::: STORED ROWS :::
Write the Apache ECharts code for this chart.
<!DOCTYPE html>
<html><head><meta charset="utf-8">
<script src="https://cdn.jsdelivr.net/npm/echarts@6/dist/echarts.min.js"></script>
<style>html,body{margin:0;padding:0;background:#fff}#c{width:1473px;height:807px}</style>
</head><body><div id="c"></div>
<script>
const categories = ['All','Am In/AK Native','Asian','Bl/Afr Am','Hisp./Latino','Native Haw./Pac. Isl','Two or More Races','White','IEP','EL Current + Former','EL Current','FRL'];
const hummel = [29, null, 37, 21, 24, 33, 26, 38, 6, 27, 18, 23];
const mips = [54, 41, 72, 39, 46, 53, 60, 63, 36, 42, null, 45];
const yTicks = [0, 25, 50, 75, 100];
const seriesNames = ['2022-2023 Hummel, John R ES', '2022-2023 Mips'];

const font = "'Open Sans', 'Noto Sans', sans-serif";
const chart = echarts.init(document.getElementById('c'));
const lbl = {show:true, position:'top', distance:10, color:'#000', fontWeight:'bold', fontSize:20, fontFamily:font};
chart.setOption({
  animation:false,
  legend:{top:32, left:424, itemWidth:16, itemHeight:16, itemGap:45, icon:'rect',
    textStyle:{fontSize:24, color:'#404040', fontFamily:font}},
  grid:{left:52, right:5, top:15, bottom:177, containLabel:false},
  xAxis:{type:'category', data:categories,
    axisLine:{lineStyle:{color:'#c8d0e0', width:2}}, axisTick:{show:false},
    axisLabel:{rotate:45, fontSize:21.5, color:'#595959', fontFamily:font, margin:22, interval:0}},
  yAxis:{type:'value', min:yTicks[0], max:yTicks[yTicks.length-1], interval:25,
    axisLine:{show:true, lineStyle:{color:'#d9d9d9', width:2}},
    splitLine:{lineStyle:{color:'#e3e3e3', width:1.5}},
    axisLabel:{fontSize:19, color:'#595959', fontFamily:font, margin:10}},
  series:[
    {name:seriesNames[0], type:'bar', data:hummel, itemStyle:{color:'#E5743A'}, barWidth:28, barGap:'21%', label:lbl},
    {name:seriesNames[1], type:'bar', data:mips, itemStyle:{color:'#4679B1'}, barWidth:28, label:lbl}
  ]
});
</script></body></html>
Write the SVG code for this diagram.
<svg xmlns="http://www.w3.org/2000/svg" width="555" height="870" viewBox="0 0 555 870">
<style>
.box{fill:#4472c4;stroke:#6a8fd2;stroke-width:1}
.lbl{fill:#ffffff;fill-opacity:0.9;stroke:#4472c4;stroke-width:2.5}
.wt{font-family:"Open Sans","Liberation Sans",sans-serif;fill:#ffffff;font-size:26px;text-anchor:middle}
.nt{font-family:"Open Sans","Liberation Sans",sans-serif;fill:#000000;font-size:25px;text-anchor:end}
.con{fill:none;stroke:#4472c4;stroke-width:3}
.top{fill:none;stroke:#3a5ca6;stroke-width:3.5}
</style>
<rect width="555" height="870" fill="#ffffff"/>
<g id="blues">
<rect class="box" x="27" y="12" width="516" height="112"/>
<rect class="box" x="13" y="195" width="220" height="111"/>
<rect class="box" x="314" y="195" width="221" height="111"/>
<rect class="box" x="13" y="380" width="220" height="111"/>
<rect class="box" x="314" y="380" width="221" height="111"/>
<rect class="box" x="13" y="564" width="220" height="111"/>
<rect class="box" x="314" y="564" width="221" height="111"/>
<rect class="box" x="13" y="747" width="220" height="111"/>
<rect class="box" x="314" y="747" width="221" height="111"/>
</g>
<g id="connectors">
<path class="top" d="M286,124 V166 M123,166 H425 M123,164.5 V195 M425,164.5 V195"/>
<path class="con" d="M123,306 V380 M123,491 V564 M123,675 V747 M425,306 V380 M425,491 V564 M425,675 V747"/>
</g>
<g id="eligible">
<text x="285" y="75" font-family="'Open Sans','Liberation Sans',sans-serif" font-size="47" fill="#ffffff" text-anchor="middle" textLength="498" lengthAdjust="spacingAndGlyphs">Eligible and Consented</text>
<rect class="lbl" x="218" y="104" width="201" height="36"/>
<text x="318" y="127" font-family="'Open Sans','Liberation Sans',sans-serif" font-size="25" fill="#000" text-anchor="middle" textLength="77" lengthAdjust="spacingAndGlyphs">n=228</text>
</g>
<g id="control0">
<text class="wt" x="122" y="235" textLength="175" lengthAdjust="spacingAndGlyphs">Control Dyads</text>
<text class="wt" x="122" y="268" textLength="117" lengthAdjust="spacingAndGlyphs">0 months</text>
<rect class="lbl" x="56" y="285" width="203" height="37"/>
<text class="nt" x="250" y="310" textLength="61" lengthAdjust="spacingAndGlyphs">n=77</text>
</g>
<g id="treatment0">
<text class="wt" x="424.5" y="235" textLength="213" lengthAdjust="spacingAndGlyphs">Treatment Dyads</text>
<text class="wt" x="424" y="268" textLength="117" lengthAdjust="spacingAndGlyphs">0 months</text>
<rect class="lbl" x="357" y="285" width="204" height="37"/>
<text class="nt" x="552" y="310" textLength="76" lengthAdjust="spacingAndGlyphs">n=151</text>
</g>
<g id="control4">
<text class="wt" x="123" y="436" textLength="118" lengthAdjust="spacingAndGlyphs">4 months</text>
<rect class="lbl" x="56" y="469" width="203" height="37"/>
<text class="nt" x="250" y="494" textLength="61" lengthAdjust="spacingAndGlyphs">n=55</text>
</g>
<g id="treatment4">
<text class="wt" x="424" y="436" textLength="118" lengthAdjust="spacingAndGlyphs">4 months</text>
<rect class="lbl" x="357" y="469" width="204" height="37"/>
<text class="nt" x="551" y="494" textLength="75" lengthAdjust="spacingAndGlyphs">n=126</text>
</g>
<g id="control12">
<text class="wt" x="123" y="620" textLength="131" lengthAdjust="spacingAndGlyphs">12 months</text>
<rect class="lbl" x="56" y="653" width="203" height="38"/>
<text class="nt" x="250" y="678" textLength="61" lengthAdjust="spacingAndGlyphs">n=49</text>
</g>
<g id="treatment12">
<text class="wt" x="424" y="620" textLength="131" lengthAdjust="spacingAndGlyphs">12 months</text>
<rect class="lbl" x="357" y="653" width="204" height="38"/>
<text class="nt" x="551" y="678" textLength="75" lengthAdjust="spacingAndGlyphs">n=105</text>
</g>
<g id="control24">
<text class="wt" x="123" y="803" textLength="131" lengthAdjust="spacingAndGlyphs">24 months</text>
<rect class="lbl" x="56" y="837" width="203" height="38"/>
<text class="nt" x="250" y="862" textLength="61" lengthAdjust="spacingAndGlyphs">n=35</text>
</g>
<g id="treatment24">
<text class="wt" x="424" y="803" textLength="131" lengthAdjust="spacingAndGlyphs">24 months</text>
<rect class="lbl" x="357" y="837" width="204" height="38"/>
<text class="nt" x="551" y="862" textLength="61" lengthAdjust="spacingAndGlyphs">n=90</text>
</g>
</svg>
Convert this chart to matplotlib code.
:::
WHAT YOU NEED TO DO: Your task is to output the full set of records exactly as presented.

SOLUTION BELOW:
Write the Apache ECharts code for this chart.
<!DOCTYPE html>
<html><head><meta charset="utf-8">
<script src="https://cdn.jsdelivr.net/npm/echarts@6/dist/echarts.min.js"></script>
<style>html,body{margin:0;padding:0;background:#fff}#c{width:1473px;height:807px}</style>
</head><body><div id="c"></div>
<script>
const categories = ['All','Am In/AK Native','Asian','Bl/Afr Am','Hisp./Latino','Native Haw./Pac. Isl','Two or More Races','White','IEP','EL Current + Former','EL Current','FRL'];
const hummel = [29, null, 37, 21, 24, 33, 26, 38, 6, 27, 18, 23];
const mips = [54, 41, 72, 39, 46, 53, 60, 63, 36, 42, null, 45];
const yTicks = [0, 25, 50, 75, 100];
const seriesNames = ['2022-2023 Hummel, John R ES', '2022-2023 Mips'];

const font = "'Open Sans', 'Noto Sans', sans-serif";
const chart = echarts.init(document.getElementById('c'));
const lbl = {show:true, position:'top', distance:10, color:'#000', fontWeight:'bold', fontSize:20, fontFamily:font};
chart.setOption({
  animation:false,
  legend:{top:32, left:424, itemWidth:16, itemHeight:16, itemGap:45, icon:'rect',
    textStyle:{fontSize:24, color:'#404040', fontFamily:font}},
  grid:{left:52, right:5, top:15, bottom:177, containLabel:false},
  xAxis:{type:'category', data:categories,
    axisLine:{lineStyle:{color:'#c8d0e0', width:2}}, axisTick:{show:false},
    axisLabel:{rotate:45, fontSize:21.5, color:'#595959', fontFamily:font, margin:22, interval:0}},
  yAxis:{type:'value', min:yTicks[0], max:yTicks[yTicks.length-1], interval:25,
    axisLine:{show:true, lineStyle:{color:'#d9d9d9', width:2}},
    splitLine:{lineStyle:{color:'#e3e3e3', width:1.5}},
    axisLabel:{fontSize:19, color:'#595959', fontFamily:font, margin:10}},
  series:[
    {name:seriesNames[0], type:'bar', data:hummel, itemStyle:{color:'#E5743A'}, barWidth:28, barGap:'21%', label:lbl},
    {name:seriesNames[1], type:'bar', data:mips, itemStyle:{color:'#4679B1'}, barWidth:28, label:lbl}
  ]
});
</script></body></html>
Write the SVG code for this diagram.
<svg xmlns="http://www.w3.org/2000/svg" width="555" height="870" viewBox="0 0 555 870">
<style>
.box{fill:#4472c4;stroke:#6a8fd2;stroke-width:1}
.lbl{fill:#ffffff;fill-opacity:0.9;stroke:#4472c4;stroke-width:2.5}
.wt{font-family:"Open Sans","Liberation Sans",sans-serif;fill:#ffffff;font-size:26px;text-anchor:middle}
.nt{font-family:"Open Sans","Liberation Sans",sans-serif;fill:#000000;font-size:25px;text-anchor:end}
.con{fill:none;stroke:#4472c4;stroke-width:3}
.top{fill:none;stroke:#3a5ca6;stroke-width:3.5}
</style>
<rect width="555" height="870" fill="#ffffff"/>
<g id="blues">
<rect class="box" x="27" y="12" width="516" height="112"/>
<rect class="box" x="13" y="195" width="220" height="111"/>
<rect class="box" x="314" y="195" width="221" height="111"/>
<rect class="box" x="13" y="380" width="220" height="111"/>
<rect class="box" x="314" y="380" width="221" height="111"/>
<rect class="box" x="13" y="564" width="220" height="111"/>
<rect class="box" x="314" y="564" width="221" height="111"/>
<rect class="box" x="13" y="747" width="220" height="111"/>
<rect class="box" x="314" y="747" width="221" height="111"/>
</g>
<g id="connectors">
<path class="top" d="M286,124 V166 M123,166 H425 M123,164.5 V195 M425,164.5 V195"/>
<path class="con" d="M123,306 V380 M123,491 V564 M123,675 V747 M425,306 V380 M425,491 V564 M425,675 V747"/>
</g>
<g id="eligible">
<text x="285" y="75" font-family="'Open Sans','Liberation Sans',sans-serif" font-size="47" fill="#ffffff" text-anchor="middle" textLength="498" lengthAdjust="spacingAndGlyphs">Eligible and Consented</text>
<rect class="lbl" x="218" y="104" width="201" height="36"/>
<text x="318" y="127" font-family="'Open Sans','Liberation Sans',sans-serif" font-size="25" fill="#000" text-anchor="middle" textLength="77" lengthAdjust="spacingAndGlyphs">n=228</text>
</g>
<g id="control0">
<text class="wt" x="122" y="235" textLength="175" lengthAdjust="spacingAndGlyphs">Control Dyads</text>
<text class="wt" x="122" y="268" textLength="117" lengthAdjust="spacingAndGlyphs">0 months</text>
<rect class="lbl" x="56" y="285" width="203" height="37"/>
<text class="nt" x="250" y="310" textLength="61" lengthAdjust="spacingAndGlyphs">n=77</text>
</g>
<g id="treatment0">
<text class="wt" x="424.5" y="235" textLength="213" lengthAdjust="spacingAndGlyphs">Treatment Dyads</text>
<text class="wt" x="424" y="268" textLength="117" lengthAdjust="spacingAndGlyphs">0 months</text>
<rect class="lbl" x="357" y="285" width="204" height="37"/>
<text class="nt" x="552" y="310" textLength="76" lengthAdjust="spacingAndGlyphs">n=151</text>
</g>
<g id="control4">
<text class="wt" x="123" y="436" textLength="118" lengthAdjust="spacingAndGlyphs">4 months</text>
<rect class="lbl" x="56" y="469" width="203" height="37"/>
<text class="nt" x="250" y="494" textLength="61" lengthAdjust="spacingAndGlyphs">n=55</text>
</g>
<g id="treatment4">
<text class="wt" x="424" y="436" textLength="118" lengthAdjust="spacingAndGlyphs">4 months</text>
<rect class="lbl" x="357" y="469" width="204" height="37"/>
<text class="nt" x="551" y="494" textLength="75" lengthAdjust="spacingAndGlyphs">n=126</text>
</g>
<g id="control12">
<text class="wt" x="123" y="620" textLength="131" lengthAdjust="spacingAndGlyphs">12 months</text>
<rect class="lbl" x="56" y="653" width="203" height="38"/>
<text class="nt" x="250" y="678" textLength="61" lengthAdjust="spacingAndGlyphs">n=49</text>
</g>
<g id="treatment12">
<text class="wt" x="424" y="620" textLength="131" lengthAdjust="spacingAndGlyphs">12 months</text>
<rect class="lbl" x="357" y="653" width="204" height="38"/>
<text class="nt" x="551" y="678" textLength="75" lengthAdjust="spacingAndGlyphs">n=105</text>
</g>
<g id="control24">
<text class="wt" x="123" y="803" textLength="131" lengthAdjust="spacingAndGlyphs">24 months</text>
<rect class="lbl" x="56" y="837" width="203" height="38"/>
<text class="nt" x="250" y="862" textLength="61" lengthAdjust="spacingAndGlyphs">n=35</text>
</g>
<g id="treatment24">
<text class="wt" x="424" y="803" textLength="131" lengthAdjust="spacingAndGlyphs">24 months</text>
<rect class="lbl" x="357" y="837" width="204" height="38"/>
<text class="nt" x="551" y="862" textLength="61" lengthAdjust="spacingAndGlyphs">n=90</text>
</g>
</svg>
Convert this chart to matplotlib code.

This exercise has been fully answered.